=== Given data ===
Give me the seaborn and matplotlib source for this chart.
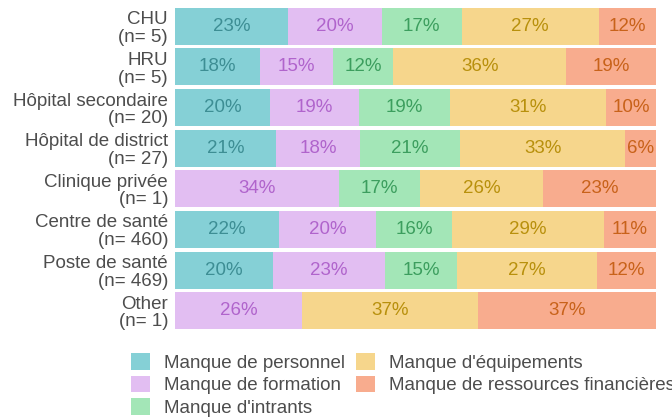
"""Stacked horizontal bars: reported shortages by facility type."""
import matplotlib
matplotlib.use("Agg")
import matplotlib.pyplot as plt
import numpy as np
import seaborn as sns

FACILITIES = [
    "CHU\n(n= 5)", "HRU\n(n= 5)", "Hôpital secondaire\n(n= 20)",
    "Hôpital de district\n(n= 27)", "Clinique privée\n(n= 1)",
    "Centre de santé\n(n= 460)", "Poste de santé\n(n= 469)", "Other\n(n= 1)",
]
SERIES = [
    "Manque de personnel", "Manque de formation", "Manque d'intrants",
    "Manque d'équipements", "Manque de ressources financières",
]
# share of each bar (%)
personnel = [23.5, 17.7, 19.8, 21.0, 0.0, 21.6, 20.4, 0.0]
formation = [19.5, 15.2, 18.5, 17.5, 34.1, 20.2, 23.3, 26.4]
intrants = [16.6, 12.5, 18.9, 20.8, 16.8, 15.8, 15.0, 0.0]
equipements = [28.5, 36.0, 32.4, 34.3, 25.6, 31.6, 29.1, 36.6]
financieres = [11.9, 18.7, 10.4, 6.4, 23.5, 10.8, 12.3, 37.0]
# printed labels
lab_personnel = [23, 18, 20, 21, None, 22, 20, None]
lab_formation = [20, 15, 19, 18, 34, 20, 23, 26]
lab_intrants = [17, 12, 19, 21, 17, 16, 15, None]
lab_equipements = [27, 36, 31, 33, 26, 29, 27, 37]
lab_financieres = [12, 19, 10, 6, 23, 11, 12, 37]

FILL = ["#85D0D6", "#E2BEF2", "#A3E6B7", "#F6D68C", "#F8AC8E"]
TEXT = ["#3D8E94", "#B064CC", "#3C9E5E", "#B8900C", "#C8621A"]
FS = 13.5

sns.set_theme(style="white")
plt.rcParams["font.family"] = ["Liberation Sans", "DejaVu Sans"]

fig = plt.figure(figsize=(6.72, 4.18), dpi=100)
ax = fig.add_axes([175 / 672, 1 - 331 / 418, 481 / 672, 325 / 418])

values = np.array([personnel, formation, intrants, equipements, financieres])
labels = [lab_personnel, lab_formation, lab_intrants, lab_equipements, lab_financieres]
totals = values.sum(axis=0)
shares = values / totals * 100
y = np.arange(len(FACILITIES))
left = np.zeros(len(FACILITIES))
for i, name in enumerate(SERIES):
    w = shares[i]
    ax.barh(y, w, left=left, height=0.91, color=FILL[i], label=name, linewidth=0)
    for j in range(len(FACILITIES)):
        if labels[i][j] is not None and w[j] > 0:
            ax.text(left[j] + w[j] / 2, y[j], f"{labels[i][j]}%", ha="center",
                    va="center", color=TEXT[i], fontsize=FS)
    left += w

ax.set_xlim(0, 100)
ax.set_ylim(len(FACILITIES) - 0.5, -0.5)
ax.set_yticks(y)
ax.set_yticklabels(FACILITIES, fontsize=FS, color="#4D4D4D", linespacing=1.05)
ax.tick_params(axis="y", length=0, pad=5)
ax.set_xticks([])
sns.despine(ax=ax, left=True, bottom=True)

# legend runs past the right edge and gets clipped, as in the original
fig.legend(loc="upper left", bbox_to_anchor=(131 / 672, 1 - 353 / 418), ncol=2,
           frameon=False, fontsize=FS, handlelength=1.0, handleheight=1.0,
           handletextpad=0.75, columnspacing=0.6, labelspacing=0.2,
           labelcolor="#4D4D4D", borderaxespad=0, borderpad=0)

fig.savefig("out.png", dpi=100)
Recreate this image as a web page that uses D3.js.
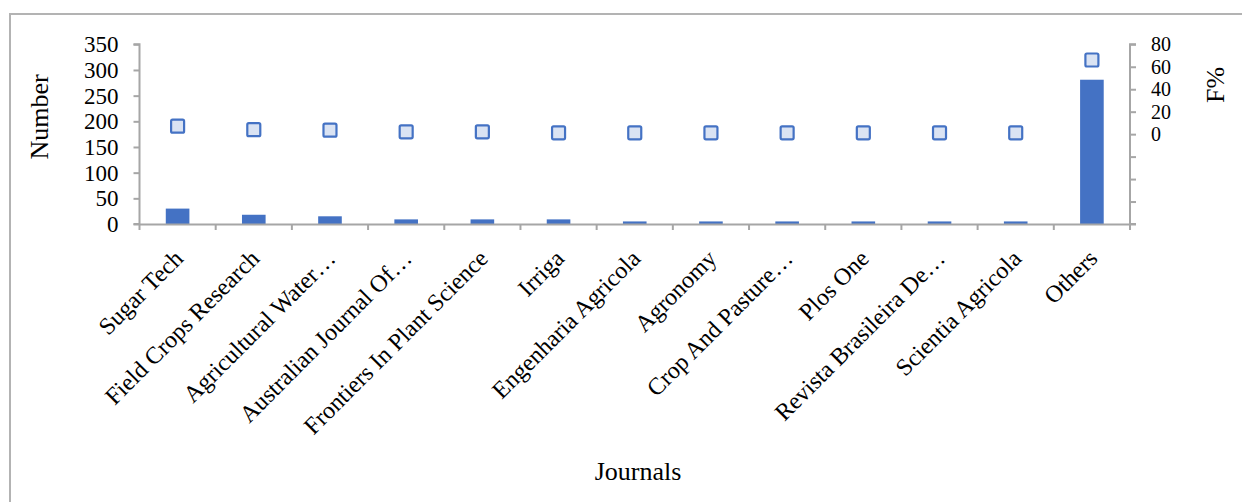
===
*Task to carry out*: Go through the entries above and output them exactly, without pictures.

*Result below*:
Give me the seaborn and matplotlib source for this chart.
"""Stacked horizontal bars: reported shortages by facility type."""
import matplotlib
matplotlib.use("Agg")
import matplotlib.pyplot as plt
import numpy as np
import seaborn as sns

FACILITIES = [
    "CHU\n(n= 5)", "HRU\n(n= 5)", "Hôpital secondaire\n(n= 20)",
    "Hôpital de district\n(n= 27)", "Clinique privée\n(n= 1)",
    "Centre de santé\n(n= 460)", "Poste de santé\n(n= 469)", "Other\n(n= 1)",
]
SERIES = [
    "Manque de personnel", "Manque de formation", "Manque d'intrants",
    "Manque d'équipements", "Manque de ressources financières",
]
# share of each bar (%)
personnel = [23.5, 17.7, 19.8, 21.0, 0.0, 21.6, 20.4, 0.0]
formation = [19.5, 15.2, 18.5, 17.5, 34.1, 20.2, 23.3, 26.4]
intrants = [16.6, 12.5, 18.9, 20.8, 16.8, 15.8, 15.0, 0.0]
equipements = [28.5, 36.0, 32.4, 34.3, 25.6, 31.6, 29.1, 36.6]
financieres = [11.9, 18.7, 10.4, 6.4, 23.5, 10.8, 12.3, 37.0]
# printed labels
lab_personnel = [23, 18, 20, 21, None, 22, 20, None]
lab_formation = [20, 15, 19, 18, 34, 20, 23, 26]
lab_intrants = [17, 12, 19, 21, 17, 16, 15, None]
lab_equipements = [27, 36, 31, 33, 26, 29, 27, 37]
lab_financieres = [12, 19, 10, 6, 23, 11, 12, 37]

FILL = ["#85D0D6", "#E2BEF2", "#A3E6B7", "#F6D68C", "#F8AC8E"]
TEXT = ["#3D8E94", "#B064CC", "#3C9E5E", "#B8900C", "#C8621A"]
FS = 13.5

sns.set_theme(style="white")
plt.rcParams["font.family"] = ["Liberation Sans", "DejaVu Sans"]

fig = plt.figure(figsize=(6.72, 4.18), dpi=100)
ax = fig.add_axes([175 / 672, 1 - 331 / 418, 481 / 672, 325 / 418])

values = np.array([personnel, formation, intrants, equipements, financieres])
labels = [lab_personnel, lab_formation, lab_intrants, lab_equipements, lab_financieres]
totals = values.sum(axis=0)
shares = values / totals * 100
y = np.arange(len(FACILITIES))
left = np.zeros(len(FACILITIES))
for i, name in enumerate(SERIES):
    w = shares[i]
    ax.barh(y, w, left=left, height=0.91, color=FILL[i], label=name, linewidth=0)
    for j in range(len(FACILITIES)):
        if labels[i][j] is not None and w[j] > 0:
            ax.text(left[j] + w[j] / 2, y[j], f"{labels[i][j]}%", ha="center",
                    va="center", color=TEXT[i], fontsize=FS)
    left += w

ax.set_xlim(0, 100)
ax.set_ylim(len(FACILITIES) - 0.5, -0.5)
ax.set_yticks(y)
ax.set_yticklabels(FACILITIES, fontsize=FS, color="#4D4D4D", linespacing=1.05)
ax.tick_params(axis="y", length=0, pad=5)
ax.set_xticks([])
sns.despine(ax=ax, left=True, bottom=True)

# legend runs past the right edge and gets clipped, as in the original
fig.legend(loc="upper left", bbox_to_anchor=(131 / 672, 1 - 353 / 418), ncol=2,
           frameon=False, fontsize=FS, handlelength=1.0, handleheight=1.0,
           handletextpad=0.75, columnspacing=0.6, labelspacing=0.2,
           labelcolor="#4D4D4D", borderaxespad=0, borderpad=0)

fig.savefig("out.png", dpi=100)
Recreate this image as a web page that uses D3.js.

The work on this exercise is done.